- _Available data_
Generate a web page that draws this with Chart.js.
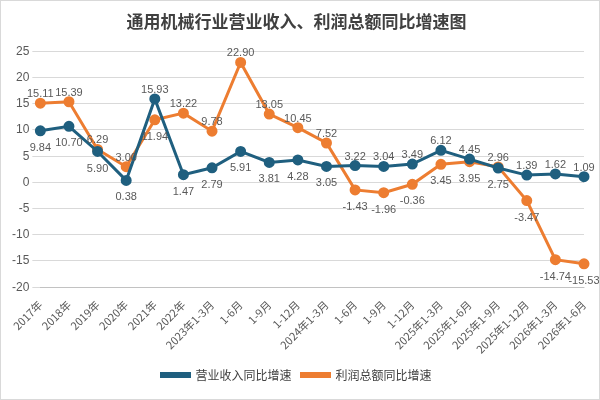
<!DOCTYPE html><html><head><meta charset="utf-8"><script src="https://cdn.jsdelivr.net/npm/chart.js@4"></script>
<style>body{margin:0;background:#fff}#w{width:598px;height:398px;border:1px solid #d9d9d9}</style></head><body><div id="w"><canvas id="c"></canvas></div>
<script>
const categories=["2017年","2018年","2019年","2020年","2021年","2022年","2023年1-3月","1-6月","1-9月","1-12月","2024年1-3月","1-6月","1-9月","1-12月","2025年1-3月","2025年1-6月","2025年1-9月","2025年1-12月","2026年1-3月","2026年1-6月"];
const revenue=[9.84,10.70,5.9,0.38,15.93,1.47,2.79,5.91,3.81,4.28,3.05,3.22,3.04,3.49,6.12,4.45,2.75,1.39,1.62,1.09];
const profit=[15.11,15.39,6.29,3.0,11.94,13.22,9.78,22.90,13.05,10.45,7.52,-1.43,-1.96,-0.36,3.45,3.95,2.96,-3.47,-14.74,-15.53];
const yTicks={min:-20,max:25,step:5};
const lbl={id:'lbl',afterDatasetsDraw(ch){const c=ch.ctx;c.save();c.font='11px "Liberation Sans"';c.fillStyle='#595959';c.textAlign='center';
ch.data.datasets.forEach((d,i)=>{ch.getDatasetMeta(i).data.forEach((p,j)=>{const o=ch.data.datasets[1-i].data[j];const up=d.data[j]>=o;c.fillText(d.data[j].toFixed(2),p.x,up?p.y-9:p.y+17);});});c.restore();}};
new Chart(document.getElementById('c'),{type:'line',data:{labels:categories,datasets:[
{label:'营业收入同比增速',data:revenue,borderColor:'#1f5f7f',backgroundColor:'#1f5f7f',borderWidth:3,pointRadius:4,tension:0},
{label:'利润总额同比增速',data:profit,borderColor:'#ed7d31',backgroundColor:'#ed7d31',borderWidth:3,pointRadius:4,tension:0}]},
options:{responsive:true,maintainAspectRatio:false,animation:false,layout:{padding:{right:15,left:8,bottom:8}},
plugins:{title:{display:true,text:'通用机械行业营业收入、利润总额同比增速图',font:{size:17,weight:'bold',family:'"Noto Sans CJK SC"'},color:'#404040',padding:{top:10,bottom:20}},
legend:{position:'bottom',labels:{boxWidth:28,boxHeight:3,font:{size:12,family:'"Noto Sans CJK SC"'},color:'#404040'}},tooltip:{enabled:false}},
scales:{x:{grid:{display:false},ticks:{maxRotation:45,minRotation:45,autoSkip:false,color:'#595959',font:{size:11,family:'"Noto Sans CJK SC"'}}},
y:{min:yTicks.min,max:yTicks.max,ticks:{stepSize:yTicks.step,color:'#595959',font:{size:12}},grid:{color:'#d9d9d9'},border:{display:false}}}},plugins:[lbl]});
</script></body></html>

- _What is needed_
Your task is to repeat the material above exactly, without its pictures.

- _Finished exercise_
Generate a web page that draws this with Chart.js.
<!DOCTYPE html><html><head><meta charset="utf-8"><script src="https://cdn.jsdelivr.net/npm/chart.js@4"></script>
<style>body{margin:0;background:#fff}#w{width:598px;height:398px;border:1px solid #d9d9d9}</style></head><body><div id="w"><canvas id="c"></canvas></div>
<script>
const categories=["2017年","2018年","2019年","2020年","2021年","2022年","2023年1-3月","1-6月","1-9月","1-12月","2024年1-3月","1-6月","1-9月","1-12月","2025年1-3月","2025年1-6月","2025年1-9月","2025年1-12月","2026年1-3月","2026年1-6月"];
const revenue=[9.84,10.70,5.9,0.38,15.93,1.47,2.79,5.91,3.81,4.28,3.05,3.22,3.04,3.49,6.12,4.45,2.75,1.39,1.62,1.09];
const profit=[15.11,15.39,6.29,3.0,11.94,13.22,9.78,22.90,13.05,10.45,7.52,-1.43,-1.96,-0.36,3.45,3.95,2.96,-3.47,-14.74,-15.53];
const yTicks={min:-20,max:25,step:5};
const lbl={id:'lbl',afterDatasetsDraw(ch){const c=ch.ctx;c.save();c.font='11px "Liberation Sans"';c.fillStyle='#595959';c.textAlign='center';
ch.data.datasets.forEach((d,i)=>{ch.getDatasetMeta(i).data.forEach((p,j)=>{const o=ch.data.datasets[1-i].data[j];const up=d.data[j]>=o;c.fillText(d.data[j].toFixed(2),p.x,up?p.y-9:p.y+17);});});c.restore();}};
new Chart(document.getElementById('c'),{type:'line',data:{labels:categories,datasets:[
{label:'营业收入同比增速',data:revenue,borderColor:'#1f5f7f',backgroundColor:'#1f5f7f',borderWidth:3,pointRadius:4,tension:0},
{label:'利润总额同比增速',data:profit,borderColor:'#ed7d31',backgroundColor:'#ed7d31',borderWidth:3,pointRadius:4,tension:0}]},
options:{responsive:true,maintainAspectRatio:false,animation:false,layout:{padding:{right:15,left:8,bottom:8}},
plugins:{title:{display:true,text:'通用机械行业营业收入、利润总额同比增速图',font:{size:17,weight:'bold',family:'"Noto Sans CJK SC"'},color:'#404040',padding:{top:10,bottom:20}},
legend:{position:'bottom',labels:{boxWidth:28,boxHeight:3,font:{size:12,family:'"Noto Sans CJK SC"'},color:'#404040'}},tooltip:{enabled:false}},
scales:{x:{grid:{display:false},ticks:{maxRotation:45,minRotation:45,autoSkip:false,color:'#595959',font:{size:11,family:'"Noto Sans CJK SC"'}}},
y:{min:yTicks.min,max:yTicks.max,ticks:{stepSize:yTicks.step,color:'#595959',font:{size:12}},grid:{color:'#d9d9d9'},border:{display:false}}}},plugins:[lbl]});
</script></body></html>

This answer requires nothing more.